When to use: ReLU, LeakyReLU, ELU, GELU (most modern MLPs)

PyTorch Implementation

Python
import torch
import torch.nn as nn
import numpy as np

# PyTorch defaults:
#   nn.Linear: Kaiming uniform (He uniform)
#   nn.Conv2d: Kaiming uniform (He uniform)
#   nn.Embedding: Normal(0, 1)

# Verify PyTorch defaults
layer = nn.Linear(512, 256)
print(f"Default weight std: {layer.weight.data.std():.4f}")
# Expected for Kaiming uniform with fan_in=512: std  0.0625

# Manual initialisation
def init_weights(module: nn.Module) -> None:
    if isinstance(module, nn.Linear):
        nn.init.xavier_normal_(module.weight)    # for tanh/sigmoid
        nn.init.zeros_(module.bias)
    elif isinstance(module, nn.Conv2d):
        nn.init.kaiming_normal_(module.weight, mode="fan_out", nonlinearity="relu")
        if module.bias is not None:
            nn.init.zeros_(module.bias)

class MLP(nn.Module):
    def __init__(self, d_in: int, d_hidden: int, d_out: int):
        super().__init__()
        self.net = nn.Sequential(
            nn.Linear(d_in, d_hidden),
            nn.ReLU(),
            nn.Linear(d_hidden, d_out),
        )
        self.apply(init_weights)   # apply init to all submodules

model = MLP(128, 256, 10)


# Common schemes as formulas
def xavier_std(fan_in: int, fan_out: int) -> float:
    return (2 / (fan_in + fan_out)) ** 0.5

def kaiming_std(fan_in: int, nonlinearity: str = "relu") -> float:
    gain = {"relu": 2.0, "tanh": 5/3, "sigmoid": 1.0, "linear": 1.0}[nonlinearity]
    return (gain / fan_in) ** 0.5

print(f"Xavier std (512→256): {xavier_std(512, 256):.5f}")
print(f"Kaiming std (512, ReLU): {kaiming_std(512):.5f}")

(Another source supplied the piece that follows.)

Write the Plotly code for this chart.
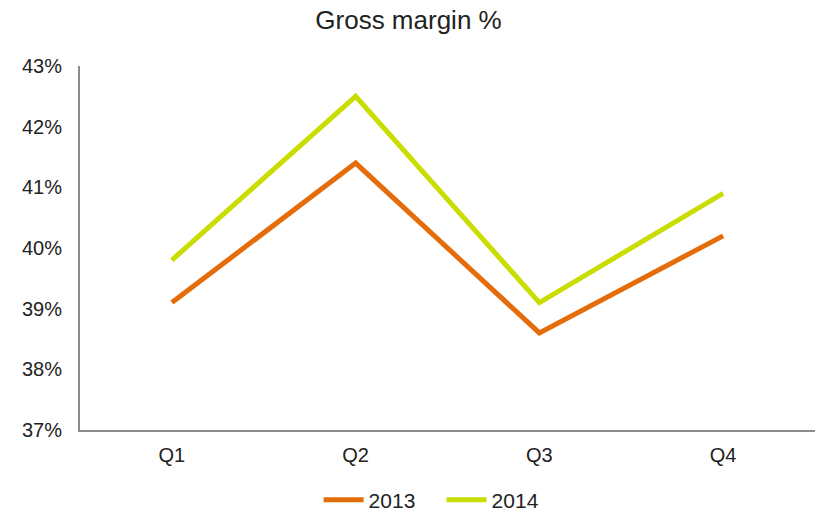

Verifying Activation Health

Python
def check_activation_stats(model: nn.Module, x: torch.Tensor) -> None:
    """Hook to log activation statistics through the network."""
    hooks = []
    
    def make_hook(name):
        def hook(module, input, output):
            print(f"{name}: mean={output.mean():.4f}, std={output.std():.4f}")
        return hook
    
    for name, module in model.named_modules():
        if isinstance(module, (nn.Linear, nn.ReLU, nn.BatchNorm1d)):
            hooks.append(module.register_forward_hook(make_hook(name)))
    
    with torch.no_grad():
        model(x)
    
    for h in hooks:
        h.remove()

# Healthy activations: mean near 0, std near 1 (before non-linearities)
# ReLU output: mean > 0 (half of inputs were positive)

What Goes Wrong Without Proper Initialisation

Deep network (20 layers), tanh activation, N(0,1) init:

Layer 1: activations std ≈ 5
Layer 2: activations std ≈ 15 (tanh saturates — std near 0 actually)
Layer 5: all activations near +1 or -1 (saturated)
Layer 10: all activations at exactly ±1
Gradients: tanh'(x) = 1 - tanh²(x) ≈ 0 when |tanh(x)| ≈ 1
→ vanishing gradient — no learning in early layers

With Xavier init:
  Each layer's activations have variance ≈ 1
  tanh operates in its linear region (near 0) where gradient is ~1
  Gradient flows through all layers

Interview Answer

"Weight initialisation sets the starting point for gradient descent. All-zeros fails because symmetry prevents neurons from differentiating. Random weights must be scaled to keep activation variance stable across layers. Xavier initialisation (σ = √(2/(fan_in + fan_out))) is designed for tanh/sigmoid — it balances forward activation variance and backward gradient variance. Kaiming/He initialisation (σ = √(2/fan_in)) adjusts for ReLU's dead-half by doubling the variance. PyTorch's nn.Linear defaults to Kaiming uniform. In practice: use Kaiming for ReLU networks (most CNNs), Xavier for transformer attention layers and tanh networks, and always verify activation statistics in the first training step to catch initialization problems early."